Masalah hubungan warga Negara dan Negara
Terdengar obrolan hangat di warung
kopi. Ada yang dengan sinis menyamakan polisi India dengan polisi Indonesia
sebagaimana yang ditonton di layar putih atau layar kaca. Setiap kali ada
keributan, tawuran, perkelahian massal atau kerusuhan, dan bentrokan berdarah,
selalu polisi lambat tiba tepat waktu di tempat kejadian untuk meredam
keributan.
Pandangan demikian biasa
ditonton dalam film-film India (Bollywood)). Namun, ada bedanya. Tak ada beban
penonton jika menonton film India. Sang hero atau tokoh protagonis selalu
menang di akhir kisah meski babak belur dan nyaris tewas pada awal atau
pertengahan cerita.
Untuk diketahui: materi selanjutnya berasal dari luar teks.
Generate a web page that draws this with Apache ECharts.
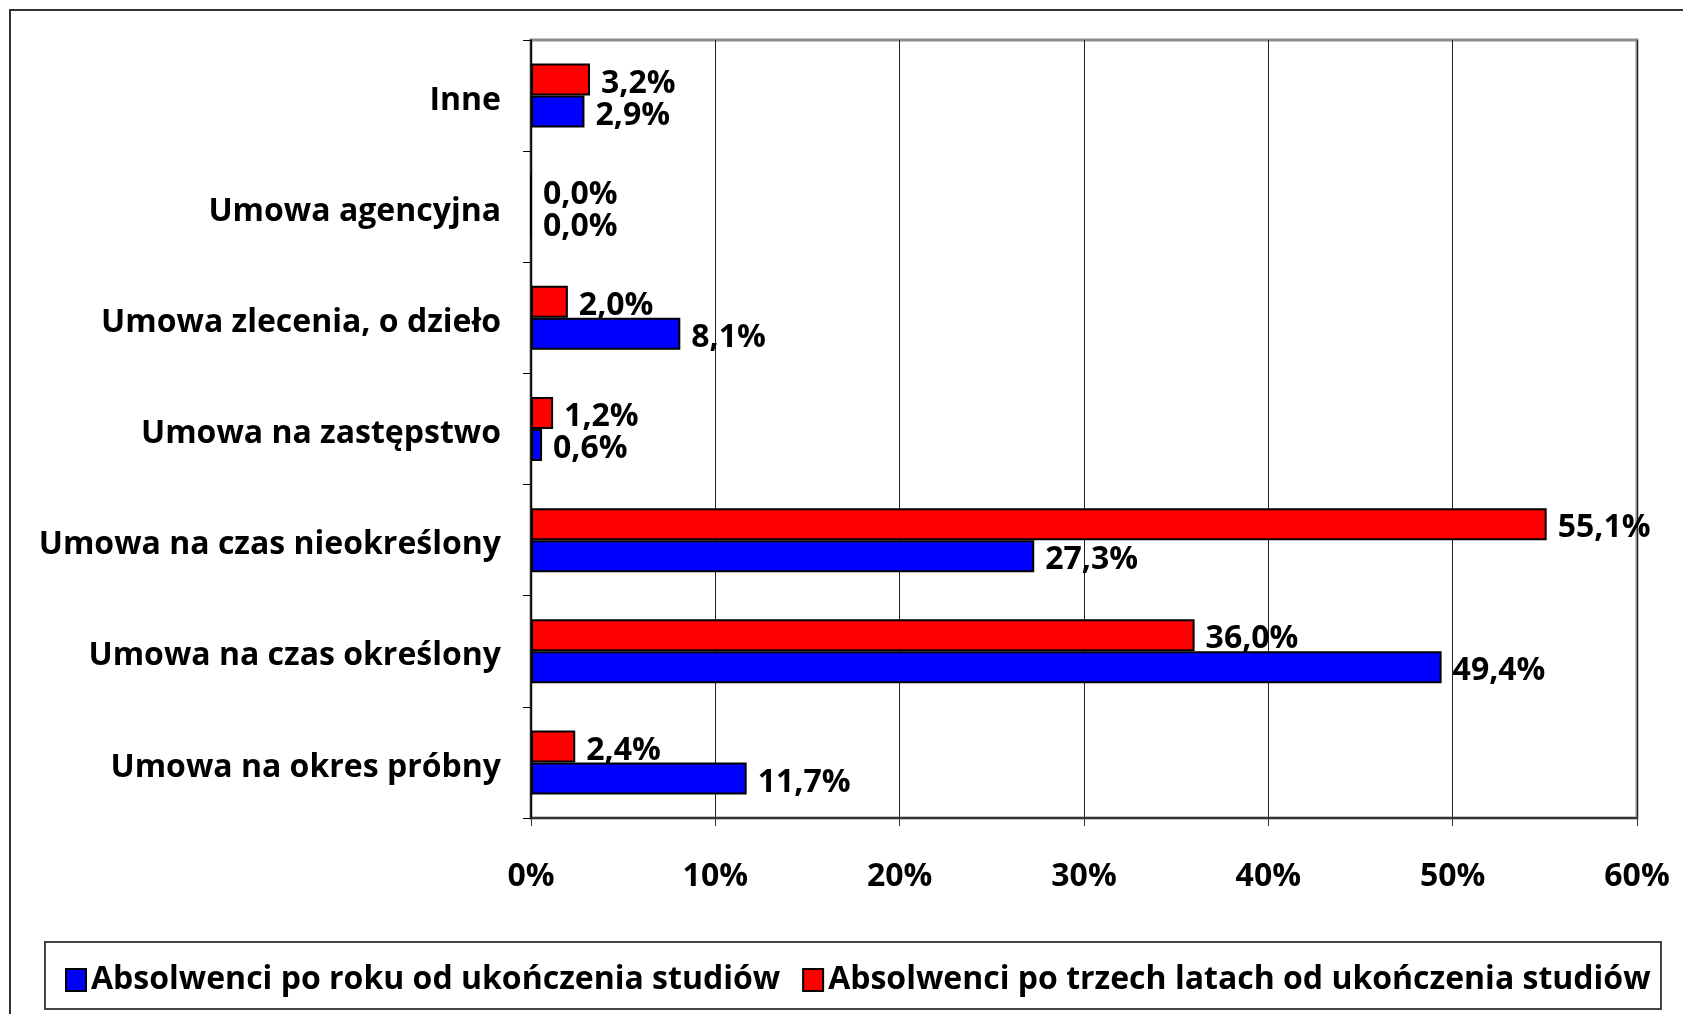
<!DOCTYPE html>
<html>
<head>
<meta charset="utf-8">
<script src="https://cdn.jsdelivr.net/npm/echarts@6/dist/echarts.min.js"></script>
<style>
    html, body { margin: 0; padding: 0; background: #fff; }
    #main { width: 1683px; height: 1014px; }
</style>
</head>
<body>
<div id="main"></div>
<script>
/*kategorie od dołu do góry*/
var categories = ['Umowa na okres próbny', 'Umowa na czas określony', 'Umowa na czas nieokreślony',
    'Umowa na zastępstwo', 'Umowa zlecenia, o dzieło', 'Umowa agencyjna', 'Inne'];
var poRoku = [11.7, 49.4, 27.3, 0.6, 8.1, 0.0, 2.9];
var poTrzechLatach = [2.4, 36.0, 55.1, 1.2, 2.0, 0.0, 3.2];
var seriesNames = ['Absolwenci po roku od ukończenia studiów', 'Absolwenci po trzech latach od ukończenia studiów'];
var xTicks = [0, 10, 20, 30, 40, 50, 60];

var font = '"Open Sans", Lato, sans-serif';
var fSize = 32;

var fmtValue = function (p) {
    return p.value.toFixed(1).replace('.', ',') + '%';
};

var barLabel = {
    show: true,
    position: 'right',
    distance: 11,
    offset: [0, 4],
    formatter: fmtValue,
    fontFamily: font,
    fontWeight: 'bold',
    fontSize: fSize,
    color: '#000'
};

var myChart = echarts.init(document.getElementById('main'));

var option = {
    animation: false,
    backgroundColor: '#fff',
    textStyle: { fontFamily: font },
    graphic: [
        {
            type: 'rect',
            shape: { x: 10, y: 10, width: 1700, height: 1100 },
            style: { fill: 'none', stroke: '#333', lineWidth: 2 }
        },
        {
            type: 'rect',
            shape: { x: 45, y: 942, width: 1616, height: 67 },
            style: { fill: 'none', stroke: '#444', lineWidth: 2 }
        }
    ],
    grid: {
        left: 531,
        right: 46,
        top: 40,
        bottom: 196,
        show: true,
        borderColor: '#8c8c8c',
        borderWidth: 3,
        containLabel: false
    },
    legend: {
        left: 60,
        top: 959,
        icon: 'rect',
        itemWidth: 20,
        itemHeight: 22,
        itemGap: 22,
        data: seriesNames,
        textStyle: { fontFamily: font, fontWeight: 'bold', fontSize: fSize, color: '#000' }
    },
    xAxis: {
        type: 'value',
        min: xTicks[0],
        max: xTicks[xTicks.length - 1],
        interval: 10,
        axisLine: { show: true, lineStyle: { color: '#333', width: 2 } },
        axisTick: { show: true, length: 8, lineStyle: { color: '#333', width: 1 } },
        splitLine: { show: true, lineStyle: { color: '#222', width: 1 } },
        axisLabel: {
            margin: 43,
            formatter: '{value}%',
            fontFamily: font,
            fontWeight: 'bold',
            fontSize: fSize,
            color: '#000'
        }
    },
    yAxis: {
        type: 'category',
        data: categories,
        axisLine: { show: true, lineStyle: { color: '#000', width: 1.5 } },
        axisTick: { show: true, length: 8, lineStyle: { color: '#000', width: 1 } },
        axisLabel: {
            margin: 30,
            formatter: function (v) { return '{c|' + v + '}'; },
            rich: {
                c: {
                    padding: [10, 0, 0, 0],
                    fontFamily: font,
                    fontWeight: 'bold',
                    fontSize: fSize,
                    color: '#000'
                }
            }
        }
    },
    /*czerwona seria pierwsza = górny słupek w grupie*/
    series: [
        {
            name: seriesNames[1],
            type: 'bar',
            data: poTrzechLatach,
            barWidth: 32,
            barGap: 0,
            itemStyle: { color: '#ff0000', borderColor: '#000', borderWidth: 2 },
            label: barLabel
        },
        {
            name: seriesNames[0],
            type: 'bar',
            data: poRoku,
            barWidth: 32,
            barGap: 0,
            itemStyle: { color: '#0000ff', borderColor: '#000', borderWidth: 2 },
            label: barLabel
        }
    ]
};

myChart.setOption(option);
</script>
</body>
</html>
Rupanya, ada semacam moral budaya India (Hindu) yang
mengharamkan kejahatan menang atas kebaikan.
Berbagai peristiwa
kerusuhan di tanah air tak jarang lambat diredam atau dihentikan. Intel
kepolisian mungkin tak memiliki jaringan mata dan telinga yang secara dini
dapat mendeteksi dan menangkap adanya tanda-tanda awal kerusuhan atau adanya
potensi signal kerusuhan sehingga sedapat mungkin dicegah.
Harapan bahwa warga
masyarakat dengan jujur, ikhlas, dan berani menjadi perpanjangan mata dan
telinga polisi sulit terpenuhi. Selain rasa takut karena bisa turut dilibatkan
sebagai saksi, juga tak mau ambil pusing karena sudah kepusingan tujuh keliling
karena masalah rutin yang dihadapi sehari-hari.
Anjuran pemerintah agar
antara sesama warga dan kelompok harus saling melindungi serta bukan baku
hantam atau saling menganiaya dan bahkan saling melikuidasi. Sesungguhnya,
negara yang direpresentasikan oleh pemerintah harus melindungi warganya di
dalam seluruh jenis kegiatan yang bertujuan mengembangkan dan menyempurnakan
hidupnya.
Namun, terkesan kuat
seakan-akan negara (pemerintah) tidak melindungi warganya, melainkan bersikap
membiarkan terjadinya saling hantam antara sesama warga, terutama dalam kasus
yang bermuatan SARA.
Sebagai contoh,
peristiwa pengrusakan rumah, tempat hunian, dan tempat ibadah serta
penganiayaan umat Ahmadiyah yang berulangkali terjadi adalah bukti paling nyata
tentang gagalnya pemerintah melindungi rakyatnya.
Demikian pula peritiwa
main hakim sendiri, baik oleh alat penegak hukum dan ketertiban, maupun oleh
sesama warga dan kelompok di antara sesamanya karena ingin membela kepentingan
masing-masing atau ingin menang sendiri tanpa mempertimbangkan rasa adil dan
keadilan yang harus dijunjung tinggi.